There are currently several companies and organizations said to be in the market for significant blocks of space, although some may choose to renew in their present buildings. These include KPMG, Ernst & Young, BLG, the Canadian Institute for Health Information and the Bank of Canada.

The vacancy rate in Ottawa’s notoriously tight downtown office market has been creeping upwards over the past year or so and currently sits at slightly less than six per cent.

The rise has been aided in part by the availability of several large pockets of space. One of the most prominent vacancies is inside the Sun Life Centre, in which records indicate more than 140,000 square feet is sitting empty between the two towers.
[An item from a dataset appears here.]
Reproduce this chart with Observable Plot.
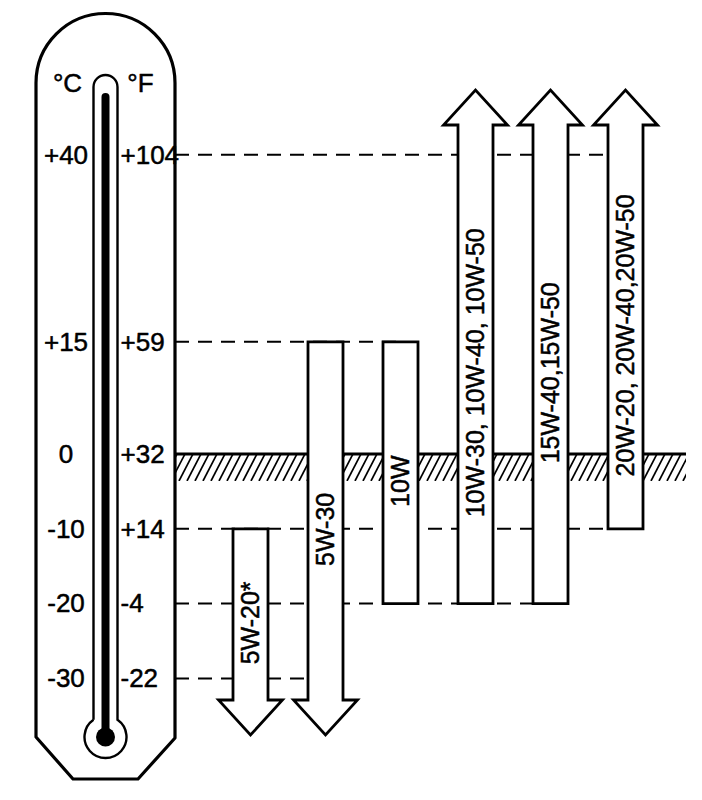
<!DOCTYPE html>
<html><head><meta charset="utf-8">
<script src="https://cdn.jsdelivr.net/npm/d3@7"></script>
<script src="https://cdn.jsdelivr.net/npm/@observablehq/plot@0.6"></script>
<style>html,body{margin:0;padding:0;background:#fff}#chart svg{display:block}</style>
</head><body><div id="chart"></div>
<script>
// ---- data ----
const celsiusTicks = [40, 15, 0, -10, -20, -30];
const celsiusLabels = ["+40", "+15", "0", "-10", "-20", "-30"];
const fahrenheitLabels = ["+104", "+59", "+32", "+14", "-4", "-22"];
const unitLabels = ["°C", "°F"];
const oils = ["5W-20*", "5W-30", "10W", "10W-30, 10W-40, 10W-50", "15W-40,15W-50", "20W-20, 20W-40,20W-50"];
const lowC = [null, null, -20, -20, -20, -10];   // null = open (arrow down)
const highC = [-10, 15, 15, null, null, null];   // null = open (arrow up)
// oil whose bar each dashed guide line runs to (null = no dashed line)
const dashTargets = ["20W-20, 20W-40,20W-50", "10W", null, "20W-20, 20W-40,20W-50", "15W-40,15W-50", "5W-30"];

// ---- layout ----
const W = 702, H = 800;
const yDomain = [-37.57, 48.66];
const yRange = [735, 90];
const headLen = 35, headHalf = 32;
const pxPerC = (yRange[0] - yRange[1]) / (yDomain[1] - yDomain[0]);
const headC = headLen / pxPerC;
const thermoRight = 175;
const groundRight = 686, groundDepth = 27;

const oilRows = oils.map((oil, i) => ({
  oil, low: lowC[i], high: highC[i],
  mid: ((lowC[i] ?? yDomain[0] + headC) + (highC[i] ?? yDomain[1] - headC)) / 2
}));

function thermometer() {
  const g = d3.create("svg:g").attr("fill", "none").attr("stroke", "black");
  g.append("path")
    .attr("d", "M36,737 L36,83 A69.5,69.5 0 0 1 175,83 L175,738 L138,779 L73,779 Z")
    .attr("stroke-width", 3.2).attr("stroke-linejoin", "round");
  const yj = 737 - Math.sqrt(21 * 21 - 12 * 12);
  g.append("path")
    .attr("d", `M93.5,${yj} L93.5,87 A12,12 0 0 1 117.5,87 L117.5,${yj} A21,21 0 1 1 93.5,${yj}`)
    .attr("stroke-width", 2.4);
  g.append("path")
    .attr("d", "M101.5,737 L101.5,97 A4,4 0 0 1 109.5,97 L109.5,737 Z")
    .attr("fill", "black").attr("stroke", "none");
  g.append("circle").attr("cx", 105.5).attr("cy", 737).attr("r", 9.5)
    .attr("fill", "black").attr("stroke", "none");
  return g.node();
}

function ground(index, scales) {
  const bw = scales.x.bandwidth ? scales.x.bandwidth() : 35;
  const g = d3.create("svg:g");
  celsiusTicks.forEach((t, i) => {
    const tgt = dashTargets[i];
    if (!tgt) return;
    const yy = scales.y(t);
    g.append("line").attr("x1", thermoRight).attr("x2", scales.x(tgt) + bw / 2)
      .attr("y1", yy).attr("y2", yy)
      .attr("stroke", "black").attr("stroke-width", 2).attr("stroke-dasharray", "14,9");
  });
  const y0 = scales.y(0);
  g.append("clipPath").attr("id", "hatch-clip").append("rect")
    .attr("x", thermoRight).attr("y", y0).attr("width", groundRight - thermoRight).attr("height", groundDepth);
  const hg = g.append("g").attr("clip-path", "url(#hatch-clip)").attr("stroke", "black").attr("stroke-width", 1.7);
  for (let x = thermoRight - 20; x < groundRight + 10; x += 8) {
    hg.append("line").attr("x1", x).attr("y1", y0 + groundDepth).attr("x2", x + 14).attr("y2", y0);
  }
  g.append("line").attr("x1", thermoRight).attr("x2", groundRight).attr("y1", y0).attr("y2", y0)
    .attr("stroke", "black").attr("stroke-width", 2.8);
  return g.node();
}

function oilBars(index, scales) {
  const bw = scales.x.bandwidth ? scales.x.bandwidth() : 35;
  const g = d3.create("svg:g").attr("fill", "white").attr("stroke", "black")
    .attr("stroke-width", 2.8).attr("stroke-linejoin", "miter");
  oilRows.forEach(r => {
    const cx = scales.x(r.oil) + bw / 2, h = bw / 2;
    const pts = [];
    if (r.high == null) {
      const tip = scales.y(yDomain[1]), base = tip + headLen;
      pts.push([cx - h, base], [cx - headHalf, base], [cx, tip], [cx + headHalf, base], [cx + h, base]);
    } else {
      const yt = scales.y(r.high);
      pts.push([cx - h, yt], [cx + h, yt]);
    }
    if (r.low == null) {
      const tip = scales.y(yDomain[0]), base = tip - headLen;
      pts.push([cx + h, base], [cx + headHalf, base], [cx, tip], [cx - headHalf, base], [cx - h, base]);
    } else {
      const yb = scales.y(r.low);
      pts.push([cx + h, yb], [cx - h, yb]);
    }
    g.append("path").attr("d", "M" + pts.map(p => p.join(",")).join("L") + "Z");
  });
  return g.node();
}

const textStyle = {fill: "black", stroke: "black", strokeWidth: 0.5};

const chart = Plot.plot({
  width: W, height: H,
  marginTop: 0, marginRight: 0, marginBottom: 0, marginLeft: 0,
  x: {type: "band", domain: oils, range: [192.6, 682.4], paddingInner: 0.538, paddingOuter: 0.5, axis: null},
  y: {domain: yDomain, range: yRange, axis: null},
  style: {fontFamily: "'Liberation Sans', Arial, Helvetica, sans-serif", background: "white", color: "black"},
  marks: [
    thermometer,
    ground,
    oilBars,
    Plot.text(oilRows, {x: "oil", y: "mid", text: "oil", rotate: -90, fontSize: 25, dy: 8, ...textStyle}),
    Plot.text(celsiusTicks, {y: d => d, text: (d, i) => celsiusLabels[i], frameAnchor: "left", dx: 65.5, textAnchor: "middle", fontSize: 26, ...textStyle}),
    Plot.text(celsiusTicks, {y: d => d, text: (d, i) => fahrenheitLabels[i], frameAnchor: "left", dx: 120, textAnchor: "start", fontSize: 26, ...textStyle}),
    Plot.text([unitLabels[0]], {text: d => d, frameAnchor: "top-left", dx: 67, dy: 73, textAnchor: "middle", fontSize: 26, ...textStyle}),
    Plot.text([unitLabels[1]], {text: d => d, frameAnchor: "top-left", dx: 140, dy: 73, textAnchor: "middle", fontSize: 26, ...textStyle})
  ]
});
document.getElementById("chart").appendChild(chart);
</script>
</body></html>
Meanwhile, Gillin Engineering is said to be spending $25 million on refitting its 446,000-square-foot tower at Gloucester and O’Connor streets, recently vacated by Export Development Canada.

The Crown corporation, meanwhile, is marketing three floors, totalling more than 80,000 square feet, within its new headquarters at Slater and O’Connor streets. There are also two floors, totalling approximately 28,800 square feet, available inside the Telus Building at the corner of Bank and Slater streets.

The EDC and Telus spaces are being offered for sublease, which usually comes at a lower price than direct vacancies and puts downward pressure on market rents.

“All of a sudden, competition for these big tenants is getting fierce, and it is going to get fiercer,” says Darren Fleming, managing partner of brokerage firm CresaPartners Ottawa.

Sources say there is evidence downtown landlords are already offering deep discounts to would-be tenants. The Department of Justice, which recently took 60,000 square feet inside Place Bell at 160 Elgin St., is said to be paying a net effective rent – which includes incentives such as fit-up allowances – of well below $20 a square foot.

At least one competing bid for the federal contract was also rumoured to be below that threshold.

Bruce Wolfgram, a vice-president and broker at Primecorp Commercial Realty, says net effective rents for downtown class-A space in Ottawa typically range between $22 and $24 a square foot.

Colliers’ Mr. Bennett says the published asking rate for Morguard’s building at 150 Elgin St. is $29 a square foot, which would be reduced depending on the size of fit-up allowance. One broker, who asked not to be named, said the net effective rent on a proposal for 150 Elgin St. was $24.50 a square foot.

Mr. Wolfgram says most tenants he talks to are cost-conscious and unwilling to pay a premium for office space in the current economic climate.

“Unless (Morguard) is aggressive over the next 12 months with their marketing, it might take a while to fill up their building.”

“(But) Morguard has the deep pockets to wait until they get the right tenant mix. It may turn out to be an excellent move,” Mr. Wolfgram adds, noting Minto’s 180 Kent St. was constructed a few years ago without any committed tenants and, while it “didn’t fill up overnight,” the 19-storey tower is now fully leased.

Colliers’ Mr. Bennett concedes tenants looking to move into space in 2012 and 2013 have a variety of options, but says there is already strong interest in Morguard’s new building from potential tenants eyeing a 2014 occupancy.

“We have so little vacant space downtown … (150 Elgin) provides a much-needed alternative to tenants whose leases are expiring 24 months from now.”